EXCERPTED DATA
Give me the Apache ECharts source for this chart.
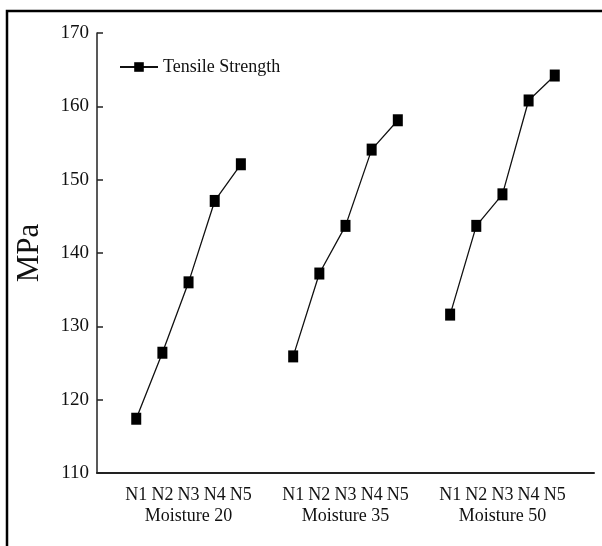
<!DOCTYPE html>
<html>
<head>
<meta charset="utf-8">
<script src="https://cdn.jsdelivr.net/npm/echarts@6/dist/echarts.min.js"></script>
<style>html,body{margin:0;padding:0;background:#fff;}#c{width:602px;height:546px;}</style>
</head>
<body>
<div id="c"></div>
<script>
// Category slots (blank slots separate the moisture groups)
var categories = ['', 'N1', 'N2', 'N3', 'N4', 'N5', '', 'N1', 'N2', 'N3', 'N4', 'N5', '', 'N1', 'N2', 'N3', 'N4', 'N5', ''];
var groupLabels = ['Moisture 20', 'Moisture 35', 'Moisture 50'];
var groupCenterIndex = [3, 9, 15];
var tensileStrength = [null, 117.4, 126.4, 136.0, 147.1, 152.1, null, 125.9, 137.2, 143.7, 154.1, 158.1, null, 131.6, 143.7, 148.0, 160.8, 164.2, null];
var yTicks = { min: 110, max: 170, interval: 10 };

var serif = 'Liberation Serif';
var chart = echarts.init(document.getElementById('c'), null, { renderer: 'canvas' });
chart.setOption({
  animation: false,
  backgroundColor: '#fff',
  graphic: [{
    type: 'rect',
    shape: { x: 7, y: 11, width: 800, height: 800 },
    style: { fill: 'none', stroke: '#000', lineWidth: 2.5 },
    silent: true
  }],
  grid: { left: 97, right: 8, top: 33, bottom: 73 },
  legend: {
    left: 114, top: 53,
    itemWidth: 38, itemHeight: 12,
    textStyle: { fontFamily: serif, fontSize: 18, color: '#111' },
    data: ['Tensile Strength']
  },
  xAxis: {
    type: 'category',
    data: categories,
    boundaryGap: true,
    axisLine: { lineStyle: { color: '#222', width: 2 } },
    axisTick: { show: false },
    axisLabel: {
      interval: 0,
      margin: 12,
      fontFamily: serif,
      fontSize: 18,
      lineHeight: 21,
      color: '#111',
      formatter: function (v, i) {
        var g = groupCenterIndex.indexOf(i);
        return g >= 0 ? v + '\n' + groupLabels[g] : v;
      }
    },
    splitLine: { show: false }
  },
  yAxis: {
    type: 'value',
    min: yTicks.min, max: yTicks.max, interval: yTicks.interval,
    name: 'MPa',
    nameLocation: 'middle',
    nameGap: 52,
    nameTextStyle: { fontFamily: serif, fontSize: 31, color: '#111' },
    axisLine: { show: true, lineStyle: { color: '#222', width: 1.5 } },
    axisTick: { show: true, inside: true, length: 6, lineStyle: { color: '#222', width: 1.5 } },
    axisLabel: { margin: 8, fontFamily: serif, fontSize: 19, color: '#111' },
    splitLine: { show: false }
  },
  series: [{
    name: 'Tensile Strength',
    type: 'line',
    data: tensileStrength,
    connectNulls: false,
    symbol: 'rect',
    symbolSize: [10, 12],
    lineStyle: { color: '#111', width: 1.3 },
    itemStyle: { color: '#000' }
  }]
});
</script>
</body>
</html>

==

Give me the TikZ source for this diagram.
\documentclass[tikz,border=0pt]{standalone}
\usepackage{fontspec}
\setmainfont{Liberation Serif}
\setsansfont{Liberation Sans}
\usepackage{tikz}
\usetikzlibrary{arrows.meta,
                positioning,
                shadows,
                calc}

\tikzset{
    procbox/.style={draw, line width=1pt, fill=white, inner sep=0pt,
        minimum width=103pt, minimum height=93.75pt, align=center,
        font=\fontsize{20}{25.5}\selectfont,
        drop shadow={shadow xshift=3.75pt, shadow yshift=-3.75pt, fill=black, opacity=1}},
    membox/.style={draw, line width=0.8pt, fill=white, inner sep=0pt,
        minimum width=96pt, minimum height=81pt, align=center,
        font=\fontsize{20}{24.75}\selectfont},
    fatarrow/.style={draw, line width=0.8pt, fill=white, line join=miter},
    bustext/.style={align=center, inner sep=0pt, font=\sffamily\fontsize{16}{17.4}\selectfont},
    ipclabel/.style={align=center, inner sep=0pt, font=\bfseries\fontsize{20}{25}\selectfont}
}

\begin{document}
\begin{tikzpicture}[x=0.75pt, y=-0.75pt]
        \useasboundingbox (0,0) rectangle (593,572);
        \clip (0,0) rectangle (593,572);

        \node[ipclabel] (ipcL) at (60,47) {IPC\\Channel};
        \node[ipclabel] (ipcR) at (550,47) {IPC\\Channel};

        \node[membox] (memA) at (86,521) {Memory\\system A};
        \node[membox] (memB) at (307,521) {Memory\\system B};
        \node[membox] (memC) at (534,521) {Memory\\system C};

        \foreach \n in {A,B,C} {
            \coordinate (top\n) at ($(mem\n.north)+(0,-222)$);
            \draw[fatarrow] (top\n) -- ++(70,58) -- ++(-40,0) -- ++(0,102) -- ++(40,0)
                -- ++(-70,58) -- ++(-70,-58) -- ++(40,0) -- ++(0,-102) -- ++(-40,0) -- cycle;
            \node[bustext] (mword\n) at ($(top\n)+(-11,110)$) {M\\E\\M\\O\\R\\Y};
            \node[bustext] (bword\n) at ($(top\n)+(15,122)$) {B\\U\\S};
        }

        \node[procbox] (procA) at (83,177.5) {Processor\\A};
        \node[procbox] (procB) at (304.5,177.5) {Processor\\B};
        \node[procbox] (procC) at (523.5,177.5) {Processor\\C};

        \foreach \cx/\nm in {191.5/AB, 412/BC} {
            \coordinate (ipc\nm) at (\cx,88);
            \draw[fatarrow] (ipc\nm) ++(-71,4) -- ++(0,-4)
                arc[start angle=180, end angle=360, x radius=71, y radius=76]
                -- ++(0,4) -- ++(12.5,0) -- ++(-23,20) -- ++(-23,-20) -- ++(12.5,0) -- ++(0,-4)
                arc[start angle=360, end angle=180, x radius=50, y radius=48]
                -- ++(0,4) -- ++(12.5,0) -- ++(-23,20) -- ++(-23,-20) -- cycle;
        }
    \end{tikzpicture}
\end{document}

GIVEN REQUEST
Exactly reproduce the lines from the line holding "Give me the Apache" through the line holding "170, interval: 10", and only those; pictures are to be left out.

EXERCISE RESPONSE
Give me the Apache ECharts source for this chart.
<!DOCTYPE html>
<html>
<head>
<meta charset="utf-8">
<script src="https://cdn.jsdelivr.net/npm/echarts@6/dist/echarts.min.js"></script>
<style>html,body{margin:0;padding:0;background:#fff;}#c{width:602px;height:546px;}</style>
</head>
<body>
<div id="c"></div>
<script>
// Category slots (blank slots separate the moisture groups)
var categories = ['', 'N1', 'N2', 'N3', 'N4', 'N5', '', 'N1', 'N2', 'N3', 'N4', 'N5', '', 'N1', 'N2', 'N3', 'N4', 'N5', ''];
var groupLabels = ['Moisture 20', 'Moisture 35', 'Moisture 50'];
var groupCenterIndex = [3, 9, 15];
var tensileStrength = [null, 117.4, 126.4, 136.0, 147.1, 152.1, null, 125.9, 137.2, 143.7, 154.1, 158.1, null, 131.6, 143.7, 148.0, 160.8, 164.2, null];
var yTicks = { min: 110, max: 170, interval: 10 };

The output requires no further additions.